What the exercise asks: Transcribe the listing in full, excluding any pictures.

Information provided:
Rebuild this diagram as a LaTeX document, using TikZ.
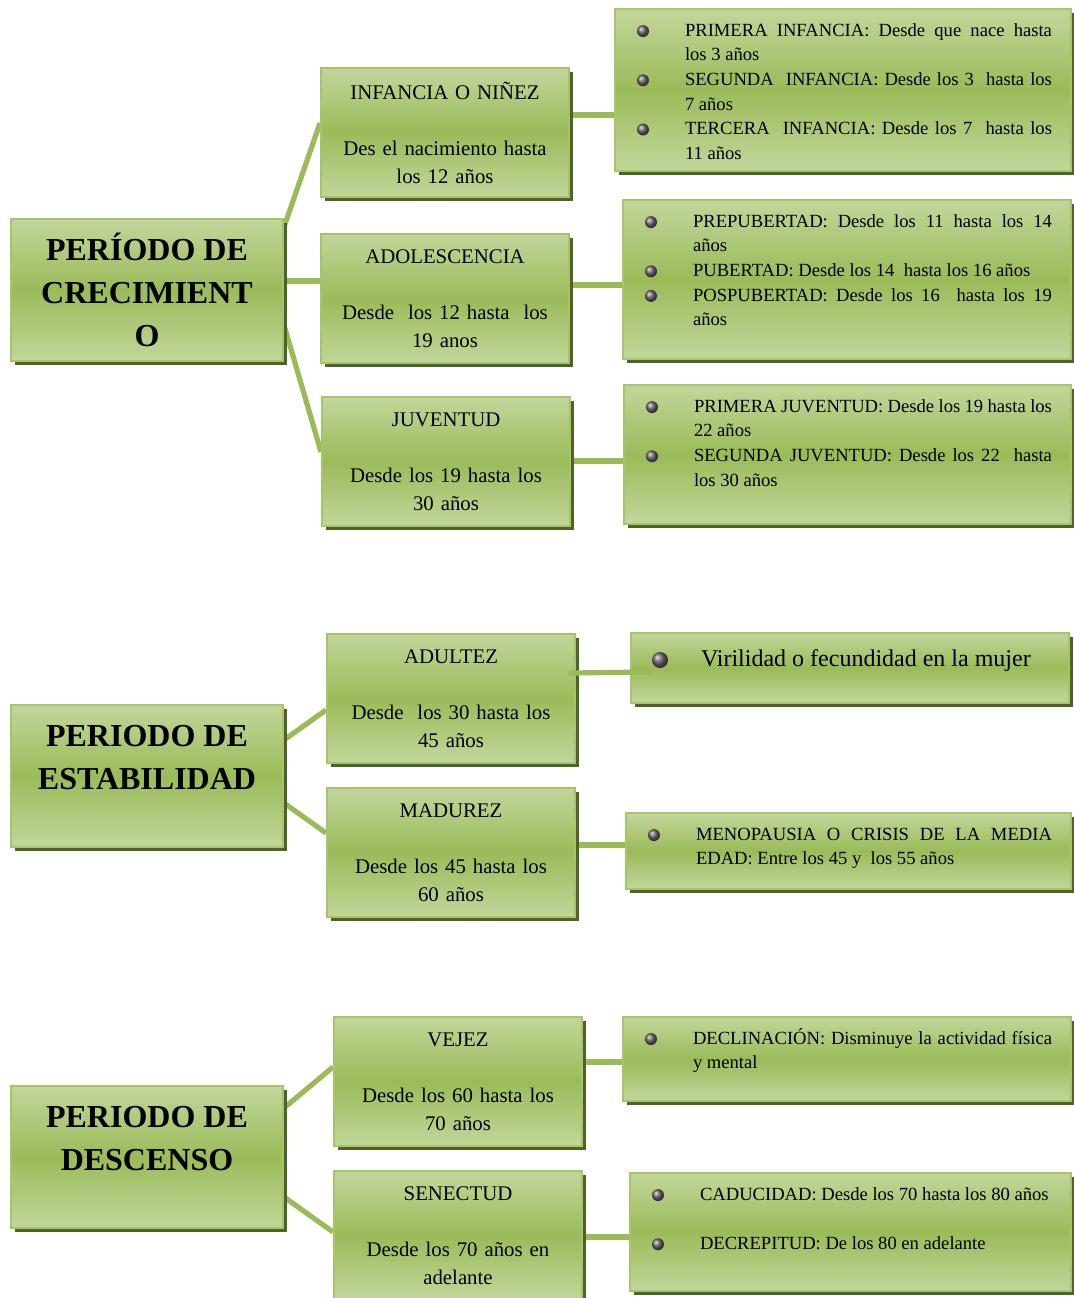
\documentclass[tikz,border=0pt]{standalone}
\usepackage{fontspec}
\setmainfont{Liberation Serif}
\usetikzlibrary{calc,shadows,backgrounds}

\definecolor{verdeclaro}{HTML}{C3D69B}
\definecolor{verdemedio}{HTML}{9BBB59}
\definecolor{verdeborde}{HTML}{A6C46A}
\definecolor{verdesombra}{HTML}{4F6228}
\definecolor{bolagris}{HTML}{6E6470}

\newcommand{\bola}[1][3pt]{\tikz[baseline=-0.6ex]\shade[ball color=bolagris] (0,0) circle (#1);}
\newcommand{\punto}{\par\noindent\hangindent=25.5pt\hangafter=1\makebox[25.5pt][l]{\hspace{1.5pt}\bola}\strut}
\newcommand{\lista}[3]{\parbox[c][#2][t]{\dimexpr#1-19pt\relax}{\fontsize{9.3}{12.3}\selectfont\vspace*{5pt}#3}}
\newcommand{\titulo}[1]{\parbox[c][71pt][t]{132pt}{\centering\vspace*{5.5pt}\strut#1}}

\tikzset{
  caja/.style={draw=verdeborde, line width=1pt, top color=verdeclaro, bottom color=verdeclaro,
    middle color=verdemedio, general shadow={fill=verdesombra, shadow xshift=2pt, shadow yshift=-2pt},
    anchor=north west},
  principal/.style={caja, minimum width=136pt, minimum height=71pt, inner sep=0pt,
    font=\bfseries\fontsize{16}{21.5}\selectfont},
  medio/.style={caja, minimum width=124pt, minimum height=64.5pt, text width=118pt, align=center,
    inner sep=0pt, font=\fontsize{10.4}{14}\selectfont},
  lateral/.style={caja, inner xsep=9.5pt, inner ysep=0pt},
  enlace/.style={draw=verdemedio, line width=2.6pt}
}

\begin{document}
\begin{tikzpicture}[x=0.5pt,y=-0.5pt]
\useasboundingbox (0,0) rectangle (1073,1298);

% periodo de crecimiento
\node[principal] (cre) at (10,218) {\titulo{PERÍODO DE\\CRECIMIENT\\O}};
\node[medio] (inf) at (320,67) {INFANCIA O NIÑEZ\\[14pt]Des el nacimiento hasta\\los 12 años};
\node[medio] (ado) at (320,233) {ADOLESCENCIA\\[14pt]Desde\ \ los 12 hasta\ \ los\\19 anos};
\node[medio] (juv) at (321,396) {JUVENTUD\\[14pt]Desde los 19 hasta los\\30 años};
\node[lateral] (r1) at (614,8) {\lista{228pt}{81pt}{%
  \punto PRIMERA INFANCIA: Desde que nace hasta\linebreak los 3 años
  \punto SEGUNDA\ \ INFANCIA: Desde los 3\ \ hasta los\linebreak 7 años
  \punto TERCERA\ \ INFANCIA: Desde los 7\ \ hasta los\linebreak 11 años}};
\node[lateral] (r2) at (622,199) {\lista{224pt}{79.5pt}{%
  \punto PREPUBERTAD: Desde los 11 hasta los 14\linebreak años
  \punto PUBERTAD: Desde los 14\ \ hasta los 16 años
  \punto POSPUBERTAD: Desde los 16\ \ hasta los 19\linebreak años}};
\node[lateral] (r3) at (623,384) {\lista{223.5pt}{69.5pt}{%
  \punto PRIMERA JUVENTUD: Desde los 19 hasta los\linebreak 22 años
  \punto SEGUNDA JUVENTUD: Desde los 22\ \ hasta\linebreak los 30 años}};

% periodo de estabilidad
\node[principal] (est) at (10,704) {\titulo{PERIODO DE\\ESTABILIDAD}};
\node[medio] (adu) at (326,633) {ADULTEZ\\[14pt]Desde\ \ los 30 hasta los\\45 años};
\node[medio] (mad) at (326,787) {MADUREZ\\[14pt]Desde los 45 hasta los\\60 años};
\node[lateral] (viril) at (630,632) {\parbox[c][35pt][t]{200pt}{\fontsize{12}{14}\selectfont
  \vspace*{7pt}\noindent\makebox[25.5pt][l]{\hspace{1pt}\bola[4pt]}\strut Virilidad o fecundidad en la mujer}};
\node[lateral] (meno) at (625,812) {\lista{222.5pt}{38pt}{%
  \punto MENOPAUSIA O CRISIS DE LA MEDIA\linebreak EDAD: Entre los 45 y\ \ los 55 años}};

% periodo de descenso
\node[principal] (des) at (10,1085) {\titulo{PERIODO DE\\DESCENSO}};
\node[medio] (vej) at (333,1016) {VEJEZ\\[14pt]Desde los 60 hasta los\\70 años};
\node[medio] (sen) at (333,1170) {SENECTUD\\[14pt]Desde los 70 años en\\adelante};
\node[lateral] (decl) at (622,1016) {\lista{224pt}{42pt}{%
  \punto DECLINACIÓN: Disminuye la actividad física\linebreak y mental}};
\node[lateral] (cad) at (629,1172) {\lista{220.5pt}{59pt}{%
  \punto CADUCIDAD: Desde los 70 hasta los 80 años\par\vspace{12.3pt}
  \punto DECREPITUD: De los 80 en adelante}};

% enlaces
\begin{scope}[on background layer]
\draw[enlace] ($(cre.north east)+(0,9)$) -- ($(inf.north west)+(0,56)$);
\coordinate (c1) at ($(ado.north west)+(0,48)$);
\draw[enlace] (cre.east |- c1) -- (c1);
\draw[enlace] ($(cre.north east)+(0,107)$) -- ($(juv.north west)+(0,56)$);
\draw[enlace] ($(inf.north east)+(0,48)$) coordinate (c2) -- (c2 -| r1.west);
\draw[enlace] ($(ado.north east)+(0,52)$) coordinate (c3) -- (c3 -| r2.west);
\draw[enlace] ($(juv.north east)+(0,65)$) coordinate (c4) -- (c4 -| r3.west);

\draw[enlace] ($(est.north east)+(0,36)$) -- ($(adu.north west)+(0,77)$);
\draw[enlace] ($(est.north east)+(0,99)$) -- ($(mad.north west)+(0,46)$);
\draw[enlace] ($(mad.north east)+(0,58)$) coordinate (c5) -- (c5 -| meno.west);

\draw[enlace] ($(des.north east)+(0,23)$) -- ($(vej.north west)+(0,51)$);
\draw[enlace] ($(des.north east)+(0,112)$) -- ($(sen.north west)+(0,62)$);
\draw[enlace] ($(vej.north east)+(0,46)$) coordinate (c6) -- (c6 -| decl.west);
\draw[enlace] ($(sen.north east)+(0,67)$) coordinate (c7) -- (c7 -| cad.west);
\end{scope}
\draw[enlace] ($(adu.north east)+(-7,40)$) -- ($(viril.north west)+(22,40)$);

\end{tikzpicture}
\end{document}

Output for this exercise:
Rebuild this diagram as a LaTeX document, using TikZ.
\documentclass[tikz,border=0pt]{standalone}
\usepackage{fontspec}
\setmainfont{Liberation Serif}
\usetikzlibrary{calc,shadows,backgrounds}

\definecolor{verdeclaro}{HTML}{C3D69B}
\definecolor{verdemedio}{HTML}{9BBB59}
\definecolor{verdeborde}{HTML}{A6C46A}
\definecolor{verdesombra}{HTML}{4F6228}
\definecolor{bolagris}{HTML}{6E6470}

\newcommand{\bola}[1][3pt]{\tikz[baseline=-0.6ex]\shade[ball color=bolagris] (0,0) circle (#1);}
\newcommand{\punto}{\par\noindent\hangindent=25.5pt\hangafter=1\makebox[25.5pt][l]{\hspace{1.5pt}\bola}\strut}
\newcommand{\lista}[3]{\parbox[c][#2][t]{\dimexpr#1-19pt\relax}{\fontsize{9.3}{12.3}\selectfont\vspace*{5pt}#3}}
\newcommand{\titulo}[1]{\parbox[c][71pt][t]{132pt}{\centering\vspace*{5.5pt}\strut#1}}

\tikzset{
  caja/.style={draw=verdeborde, line width=1pt, top color=verdeclaro, bottom color=verdeclaro,
    middle color=verdemedio, general shadow={fill=verdesombra, shadow xshift=2pt, shadow yshift=-2pt},
    anchor=north west},
  principal/.style={caja, minimum width=136pt, minimum height=71pt, inner sep=0pt,
    font=\bfseries\fontsize{16}{21.5}\selectfont},
  medio/.style={caja, minimum width=124pt, minimum height=64.5pt, text width=118pt, align=center,
    inner sep=0pt, font=\fontsize{10.4}{14}\selectfont},
  lateral/.style={caja, inner xsep=9.5pt, inner ysep=0pt},
  enlace/.style={draw=verdemedio, line width=2.6pt}
}

\begin{document}
\begin{tikzpicture}[x=0.5pt,y=-0.5pt]
\useasboundingbox (0,0) rectangle (1073,1298);

% periodo de crecimiento
\node[principal] (cre) at (10,218) {\titulo{PERÍODO DE\\CRECIMIENT\\O}};
\node[medio] (inf) at (320,67) {INFANCIA O NIÑEZ\\[14pt]Des el nacimiento hasta\\los 12 años};
\node[medio] (ado) at (320,233) {ADOLESCENCIA\\[14pt]Desde\ \ los 12 hasta\ \ los\\19 anos};
\node[medio] (juv) at (321,396) {JUVENTUD\\[14pt]Desde los 19 hasta los\\30 años};
\node[lateral] (r1) at (614,8) {\lista{228pt}{81pt}{%
  \punto PRIMERA INFANCIA: Desde que nace hasta\linebreak los 3 años
  \punto SEGUNDA\ \ INFANCIA: Desde los 3\ \ hasta los\linebreak 7 años
  \punto TERCERA\ \ INFANCIA: Desde los 7\ \ hasta los\linebreak 11 años}};
\node[lateral] (r2) at (622,199) {\lista{224pt}{79.5pt}{%
  \punto PREPUBERTAD: Desde los 11 hasta los 14\linebreak años
  \punto PUBERTAD: Desde los 14\ \ hasta los 16 años
  \punto POSPUBERTAD: Desde los 16\ \ hasta los 19\linebreak años}};
\node[lateral] (r3) at (623,384) {\lista{223.5pt}{69.5pt}{%
  \punto PRIMERA JUVENTUD: Desde los 19 hasta los\linebreak 22 años
  \punto SEGUNDA JUVENTUD: Desde los 22\ \ hasta\linebreak los 30 años}};

% periodo de estabilidad
\node[principal] (est) at (10,704) {\titulo{PERIODO DE\\ESTABILIDAD}};
\node[medio] (adu) at (326,633) {ADULTEZ\\[14pt]Desde\ \ los 30 hasta los\\45 años};
\node[medio] (mad) at (326,787) {MADUREZ\\[14pt]Desde los 45 hasta los\\60 años};
\node[lateral] (viril) at (630,632) {\parbox[c][35pt][t]{200pt}{\fontsize{12}{14}\selectfont
  \vspace*{7pt}\noindent\makebox[25.5pt][l]{\hspace{1pt}\bola[4pt]}\strut Virilidad o fecundidad en la mujer}};
\node[lateral] (meno) at (625,812) {\lista{222.5pt}{38pt}{%
  \punto MENOPAUSIA O CRISIS DE LA MEDIA\linebreak EDAD: Entre los 45 y\ \ los 55 años}};

% periodo de descenso
\node[principal] (des) at (10,1085) {\titulo{PERIODO DE\\DESCENSO}};
\node[medio] (vej) at (333,1016) {VEJEZ\\[14pt]Desde los 60 hasta los\\70 años};
\node[medio] (sen) at (333,1170) {SENECTUD\\[14pt]Desde los 70 años en\\adelante};
\node[lateral] (decl) at (622,1016) {\lista{224pt}{42pt}{%
  \punto DECLINACIÓN: Disminuye la actividad física\linebreak y mental}};
\node[lateral] (cad) at (629,1172) {\lista{220.5pt}{59pt}{%
  \punto CADUCIDAD: Desde los 70 hasta los 80 años\par\vspace{12.3pt}
  \punto DECREPITUD: De los 80 en adelante}};

% enlaces
\begin{scope}[on background layer]
\draw[enlace] ($(cre.north east)+(0,9)$) -- ($(inf.north west)+(0,56)$);
\coordinate (c1) at ($(ado.north west)+(0,48)$);
\draw[enlace] (cre.east |- c1) -- (c1);
\draw[enlace] ($(cre.north east)+(0,107)$) -- ($(juv.north west)+(0,56)$);
\draw[enlace] ($(inf.north east)+(0,48)$) coordinate (c2) -- (c2 -| r1.west);
\draw[enlace] ($(ado.north east)+(0,52)$) coordinate (c3) -- (c3 -| r2.west);
\draw[enlace] ($(juv.north east)+(0,65)$) coordinate (c4) -- (c4 -| r3.west);

\draw[enlace] ($(est.north east)+(0,36)$) -- ($(adu.north west)+(0,77)$);
\draw[enlace] ($(est.north east)+(0,99)$) -- ($(mad.north west)+(0,46)$);
\draw[enlace] ($(mad.north east)+(0,58)$) coordinate (c5) -- (c5 -| meno.west);

\draw[enlace] ($(des.north east)+(0,23)$) -- ($(vej.north west)+(0,51)$);
\draw[enlace] ($(des.north east)+(0,112)$) -- ($(sen.north west)+(0,62)$);
\draw[enlace] ($(vej.north east)+(0,46)$) coordinate (c6) -- (c6 -| decl.west);
\draw[enlace] ($(sen.north east)+(0,67)$) coordinate (c7) -- (c7 -| cad.west);
\end{scope}
\draw[enlace] ($(adu.north east)+(-7,40)$) -- ($(viril.north west)+(22,40)$);

\end{tikzpicture}
\end{document}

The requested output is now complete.